Tout y est léger, aux dimensions de notre espèce, noble gris qui respire sous le soleil, rehaussé ici et là par les traces laissées par le pied d’Iris. Et puis là-haut le ciel bleu et froid qui efface les noirceurs de l’homme.
Je remonte dans le brouillard qui ne s’est pas dissipé au Riau, mais je reviendrai goûter à Lausanne, l’esprit libre.

Racommoder hier avec aujourd’hui, puis aujourd’hui avec demain, ainsi de suite? Que de romantisme!
L’aujourd’hui a été mis à notre disposition pour abouter – précipitamment et dans l’angoisse – les morceaux du temps. Et nous disposons pour réaliser à chaque instant de notre vie ce noeud papillon de moins de temps qu’Alexandre lorsqu’il a tranché le noeud gordien.
Pour réduire le risque de cette délicate opération, il convient de faire se chevaucher le plus généreusement possible le passé et l’avenir.
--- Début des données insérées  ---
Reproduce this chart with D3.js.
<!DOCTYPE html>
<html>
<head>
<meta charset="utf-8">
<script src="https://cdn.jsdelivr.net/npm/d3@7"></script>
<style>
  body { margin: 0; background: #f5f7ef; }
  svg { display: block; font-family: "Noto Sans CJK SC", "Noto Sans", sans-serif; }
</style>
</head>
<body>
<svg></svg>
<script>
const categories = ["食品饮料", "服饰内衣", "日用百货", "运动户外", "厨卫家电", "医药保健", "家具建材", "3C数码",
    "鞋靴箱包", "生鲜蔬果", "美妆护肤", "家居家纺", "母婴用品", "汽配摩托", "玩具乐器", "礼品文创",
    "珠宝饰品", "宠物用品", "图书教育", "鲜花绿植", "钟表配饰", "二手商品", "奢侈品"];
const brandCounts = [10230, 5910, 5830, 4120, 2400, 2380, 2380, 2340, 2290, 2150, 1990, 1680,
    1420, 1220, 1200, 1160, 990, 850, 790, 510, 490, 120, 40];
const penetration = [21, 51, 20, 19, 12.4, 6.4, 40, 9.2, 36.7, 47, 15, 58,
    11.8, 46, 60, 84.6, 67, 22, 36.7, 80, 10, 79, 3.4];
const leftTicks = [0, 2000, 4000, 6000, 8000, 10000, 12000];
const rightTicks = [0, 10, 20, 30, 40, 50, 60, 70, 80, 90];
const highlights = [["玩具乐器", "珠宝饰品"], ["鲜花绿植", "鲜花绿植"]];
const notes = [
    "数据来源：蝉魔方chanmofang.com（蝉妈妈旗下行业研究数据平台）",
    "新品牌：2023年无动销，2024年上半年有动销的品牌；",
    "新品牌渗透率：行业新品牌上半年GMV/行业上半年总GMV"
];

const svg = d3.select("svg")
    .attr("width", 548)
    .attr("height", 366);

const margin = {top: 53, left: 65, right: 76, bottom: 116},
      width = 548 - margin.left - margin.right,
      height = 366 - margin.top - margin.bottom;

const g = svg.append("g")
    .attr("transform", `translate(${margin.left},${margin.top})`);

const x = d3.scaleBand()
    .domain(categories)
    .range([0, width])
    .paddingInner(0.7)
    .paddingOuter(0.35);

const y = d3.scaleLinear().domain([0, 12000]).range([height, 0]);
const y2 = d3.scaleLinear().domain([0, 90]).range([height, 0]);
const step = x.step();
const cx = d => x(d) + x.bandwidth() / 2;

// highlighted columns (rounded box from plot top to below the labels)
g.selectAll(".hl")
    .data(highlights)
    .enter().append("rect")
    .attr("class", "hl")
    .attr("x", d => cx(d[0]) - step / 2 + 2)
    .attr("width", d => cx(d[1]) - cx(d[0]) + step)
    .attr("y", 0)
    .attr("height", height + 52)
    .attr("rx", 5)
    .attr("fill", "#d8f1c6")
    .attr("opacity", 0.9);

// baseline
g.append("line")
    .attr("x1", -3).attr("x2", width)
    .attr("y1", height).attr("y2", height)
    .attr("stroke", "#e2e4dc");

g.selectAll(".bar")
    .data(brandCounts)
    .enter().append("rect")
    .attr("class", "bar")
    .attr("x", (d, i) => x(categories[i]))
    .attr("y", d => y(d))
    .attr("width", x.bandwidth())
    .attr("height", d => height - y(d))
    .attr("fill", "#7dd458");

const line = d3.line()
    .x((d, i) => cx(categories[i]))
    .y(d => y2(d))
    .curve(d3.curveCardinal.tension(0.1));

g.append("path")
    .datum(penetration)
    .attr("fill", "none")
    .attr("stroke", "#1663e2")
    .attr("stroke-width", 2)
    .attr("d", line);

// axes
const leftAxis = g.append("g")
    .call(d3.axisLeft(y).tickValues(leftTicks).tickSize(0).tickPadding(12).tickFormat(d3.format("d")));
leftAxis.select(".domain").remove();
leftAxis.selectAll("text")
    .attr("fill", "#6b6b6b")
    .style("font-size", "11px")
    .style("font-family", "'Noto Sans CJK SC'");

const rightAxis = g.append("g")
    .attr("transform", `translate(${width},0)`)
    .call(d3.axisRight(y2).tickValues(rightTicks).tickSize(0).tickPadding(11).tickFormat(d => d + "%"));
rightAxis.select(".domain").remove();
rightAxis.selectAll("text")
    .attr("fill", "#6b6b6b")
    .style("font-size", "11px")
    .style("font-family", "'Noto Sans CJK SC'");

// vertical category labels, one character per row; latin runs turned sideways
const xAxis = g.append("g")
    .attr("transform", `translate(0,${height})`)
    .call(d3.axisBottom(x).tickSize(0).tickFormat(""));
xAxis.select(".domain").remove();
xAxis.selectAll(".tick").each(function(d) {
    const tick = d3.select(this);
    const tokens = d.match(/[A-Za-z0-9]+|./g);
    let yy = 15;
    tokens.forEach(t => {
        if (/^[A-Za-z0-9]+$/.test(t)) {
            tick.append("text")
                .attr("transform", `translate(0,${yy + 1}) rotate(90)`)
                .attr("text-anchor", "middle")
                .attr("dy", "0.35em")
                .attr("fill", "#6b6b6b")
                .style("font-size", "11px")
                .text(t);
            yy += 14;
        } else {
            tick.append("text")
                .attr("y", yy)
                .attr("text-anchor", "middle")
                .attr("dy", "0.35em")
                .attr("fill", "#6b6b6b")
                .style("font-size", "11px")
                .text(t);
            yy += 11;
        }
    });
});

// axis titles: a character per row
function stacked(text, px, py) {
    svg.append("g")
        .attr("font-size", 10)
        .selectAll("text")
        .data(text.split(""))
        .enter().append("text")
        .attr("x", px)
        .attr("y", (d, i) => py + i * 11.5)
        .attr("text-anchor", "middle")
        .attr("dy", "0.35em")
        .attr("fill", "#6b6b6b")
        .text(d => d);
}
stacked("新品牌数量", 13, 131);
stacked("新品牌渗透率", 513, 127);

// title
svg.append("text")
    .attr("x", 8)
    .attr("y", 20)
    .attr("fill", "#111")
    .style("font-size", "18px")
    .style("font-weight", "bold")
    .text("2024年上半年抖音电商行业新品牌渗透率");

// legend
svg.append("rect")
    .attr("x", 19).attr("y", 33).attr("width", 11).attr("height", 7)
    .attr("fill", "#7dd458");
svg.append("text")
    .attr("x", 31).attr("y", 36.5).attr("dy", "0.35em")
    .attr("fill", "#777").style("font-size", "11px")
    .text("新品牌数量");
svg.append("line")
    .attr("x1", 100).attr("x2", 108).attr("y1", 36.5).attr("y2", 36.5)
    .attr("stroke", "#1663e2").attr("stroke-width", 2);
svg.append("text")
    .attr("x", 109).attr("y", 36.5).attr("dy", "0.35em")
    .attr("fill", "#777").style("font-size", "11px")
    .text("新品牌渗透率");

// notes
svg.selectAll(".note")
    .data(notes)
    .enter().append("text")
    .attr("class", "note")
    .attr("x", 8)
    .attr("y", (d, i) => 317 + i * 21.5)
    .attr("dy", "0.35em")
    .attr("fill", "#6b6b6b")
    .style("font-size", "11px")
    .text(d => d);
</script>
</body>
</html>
C’est d’ailleurs sur ce dernier point que se distinguent les fous des sages!

Jean Prod’hom

II

J’apprends que la dernière statue équestre de Franco a été déboulonnée à Santander jeudi passé. Mais qu’a-t-on fait du cheval?

Jean Prod’hom

Bellevaux

Le solstice passe et les jours s’allongent. Je songe à l’amie âgée d’un musicien valaisan avec lequel je travaillais à la rédaction d’un ouvrage sur le val d’Anniviers. Je les rejoignais régulièrement dans un appartement sombre de Bellevaux. La vieille n’éclairait pas son appartement, ni en été ni en hiver. Elle m’expliqua qu’une dame distinguée dont elle avait lavé autrefois les draps sales lui avait confié qu’elle était devenue riche – et avait joui d’un coquet succès mondain – au terme de l’accumulation obstinée de menues économies.
Lorsque je lui conseillai tout bonnement de résilier l’abonnement dont elle était la titulaire pour accélérer son accès aux feux de la rampe, elle me regarda les yeux grand ouverts, secouée par tant d’incompréhension. La vieille me fit comprendre alors que cette résiliation l’aurait à tout jamais empêchée de faire ses économies quotidiennes.

L’une a laissé ses ancêtres sur les bords du détroit de Messine, l’autre sur les rives de la Manche, elles m’ont souri vendredi après-midi comme si je leur avais offert une rose.